# Data segment:
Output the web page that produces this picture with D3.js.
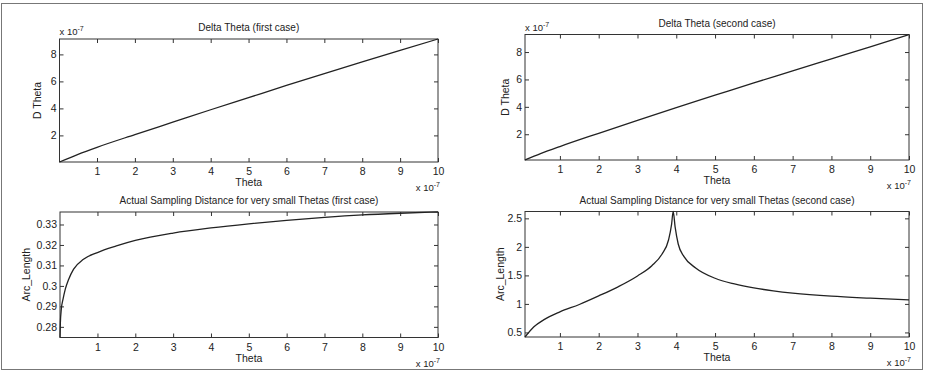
<!DOCTYPE html>
<html>
<head>
<meta charset="utf-8">
<script src="https://cdn.jsdelivr.net/npm/d3@7"></script>
<style>
  body { margin: 0; background: #fff; }
  text { font-family: "Liberation Sans", Arial, Helvetica, sans-serif; fill: #222; }
</style>
</head>
<body>
<svg id="fig" width="925" height="377"></svg>
<script>
// Theta values (units of 1e-7) and the series
const thetaDT1 = [0.01, 0.5, 1, 2, 3, 4, 5, 6, 7, 8, 9, 10];
const dTheta1  = [0.03, 0.6, 1.12, 2.06, 2.98, 3.9, 4.8, 5.7, 6.58, 7.45, 8.3, 9.14];

const thetaDT2 = [0.1, 0.5, 1, 2, 3, 4, 5, 6, 7, 8, 9, 10];
const dTheta2  = [0.12, 0.58, 1.1, 2.07, 3.02, 3.95, 4.85, 5.75, 6.62, 7.5, 8.38, 9.28];

const thetaArc1 = [0.01, 0.02, 0.045, 0.09, 0.15, 0.24, 0.37, 0.63, 1, 1.5, 2, 3, 4, 5, 6, 7, 8, 9, 10];
const arcLen1   = [0.2748, 0.282, 0.2887, 0.2935, 0.2984, 0.3033, 0.3082, 0.313, 0.3163, 0.3195, 0.3222,
                   0.3258, 0.3283, 0.3303, 0.332, 0.3335, 0.3347, 0.3355, 0.3361];

const thetaArc2 = [0.1, 0.33, 0.58, 1, 1.5, 2, 2.5, 3, 3.37, 3.63, 3.8, 3.88, 3.92, 3.97, 4.05, 4.2,
                   4.5, 5, 5.5, 6, 6.5, 7, 8, 9, 10];
const arcLen2   = [0.42, 0.6, 0.72, 0.86, 0.99, 1.14, 1.3, 1.49, 1.67, 1.87, 2.12, 2.4, 2.62, 2.35,
                   2.05, 1.83, 1.63, 1.45, 1.35, 1.28, 1.23, 1.19, 1.135, 1.10, 1.07];

const xTicks = [1, 2, 3, 4, 5, 6, 7, 8, 9, 10];
const yTicksDT = [2, 4, 6, 8];
const yTicksArc1 = [0.28, 0.29, 0.3, 0.31, 0.32, 0.33];
const yTicksArc2 = [0.5, 1, 1.5, 2, 2.5];

const svg = d3.select("#fig");

// outer frame of the scanned figure
svg.append("rect")
  .attr("x", 1.5).attr("y", 3.5)
  .attr("width", 921).attr("height", 366)
  .attr("fill", "none")
  .attr("stroke", "#777");

function sciLabel(g, x, y, anchor) {
  const t = g.append("text")
    .attr("x", x).attr("y", y)
    .attr("text-anchor", anchor)
    .style("font-size", "9.5px");
  t.append("tspan").text("x 10");
  t.append("tspan").attr("dy", -4).style("font-size", "7px").text("-7");
}

function panel(p) {
  const x = d3.scaleLinear().domain(d3.extent(p.xs)).range([p.left, p.right]);
  const y = d3.scaleLinear().domain(d3.extent(p.ys)).range([p.bottom, p.top]);
  const w = p.right - p.left, h = p.bottom - p.top;
  const g = svg.append("g");

  // axes with inward ticks on all four sides
  g.append("g").attr("transform", `translate(0,${p.bottom})`)
    .call(d3.axisBottom(x).tickValues(xTicks).tickSizeInner(-4).tickSizeOuter(0).tickPadding(6));
  g.append("g").attr("transform", `translate(0,${p.top})`)
    .call(d3.axisTop(x).tickValues(xTicks).tickSizeInner(-4).tickSizeOuter(0).tickFormat(""));
  g.append("g").attr("transform", `translate(${p.left},0)`)
    .call(d3.axisLeft(y).tickValues(p.yTicks).tickSizeInner(-4).tickSizeOuter(0).tickPadding(3)
      .tickFormat(d => String(+d.toFixed(2))));
  g.append("g").attr("transform", `translate(${p.right},0)`)
    .call(d3.axisRight(y).tickValues(p.yTicks).tickSizeInner(-4).tickSizeOuter(0).tickFormat(""));

  g.selectAll(".domain").remove();
  g.selectAll(".tick line").attr("stroke", "#333");
  g.selectAll(".tick text").style("font-size", "10.5px").attr("fill", "#222")
    .style("font-family", "'Liberation Sans', Arial, sans-serif");

  g.append("rect")
    .attr("x", p.left).attr("y", p.top)
    .attr("width", w).attr("height", h)
    .attr("fill", "none")
    .attr("stroke", "#333")
    .attr("stroke-width", 1);

  const pts = p.xs.map((v, i) => [v, p.ys[i]]);
  g.append("path")
    .datum(pts)
    .attr("fill", "none")
    .attr("stroke", "#222")
    .attr("stroke-width", 1.3)
    .attr("d", d3.line().x(d => x(d[0])).y(d => y(d[1])).curve(d3.curveMonotoneX));

  // title
  g.append("text")
    .attr("x", (p.left + p.right) / 2).attr("y", p.top - 8)
    .attr("text-anchor", "middle")
    .style("font-size", "10px")
    .text(p.title);

  // x label
  g.append("text")
    .attr("x", (p.left + p.right) / 2).attr("y", p.bottom + 24)
    .attr("text-anchor", "middle")
    .style("font-size", "10.5px")
    .text("Theta");

  // y label
  g.append("text")
    .attr("transform", `translate(${p.ylabelX},${(p.top + p.bottom) / 2}) rotate(-90)`)
    .attr("text-anchor", "middle")
    .style("font-size", "10.5px")
    .text(p.ylabel);

  sciLabel(g, p.right + 2, p.bottom + 29, "end");
  if (p.topSci) sciLabel(g, p.left, p.top - 4, "start");
}

panel({ left: 59.5, right: 438, top: 39, bottom: 162, xs: thetaDT1, ys: dTheta1,
        yTicks: yTicksDT, title: "Delta Theta (first case)", ylabel: "D Theta", ylabelX: 41, topSci: true });
panel({ left: 525, right: 909, top: 34.5, bottom: 160, xs: thetaDT2, ys: dTheta2,
        yTicks: yTicksDT, title: "Delta Theta (second case)", ylabel: "D Theta", ylabelX: 509, topSci: true });
panel({ left: 60, right: 438, top: 212, bottom: 337.5, xs: thetaArc1, ys: arcLen1,
        yTicks: yTicksArc1, title: "Actual Sampling Distance for very small Thetas (first case)",
        ylabel: "Arc_Length", ylabelX: 30, topSci: false });
panel({ left: 525, right: 909, top: 211.5, bottom: 337, xs: thetaArc2, ys: arcLen2,
        yTicks: yTicksArc2, title: "Actual Sampling Distance for very small Thetas (second case)",
        ylabel: "Arc_Length", ylabelX: 504, topSci: false });
</script>
</body>
</html>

# Exercise:
Search the listing for the string "with". Copy each line where it turns up.

# Task answer:
Output the web page that produces this picture with D3.js.
  // axes with inward ticks on all four sides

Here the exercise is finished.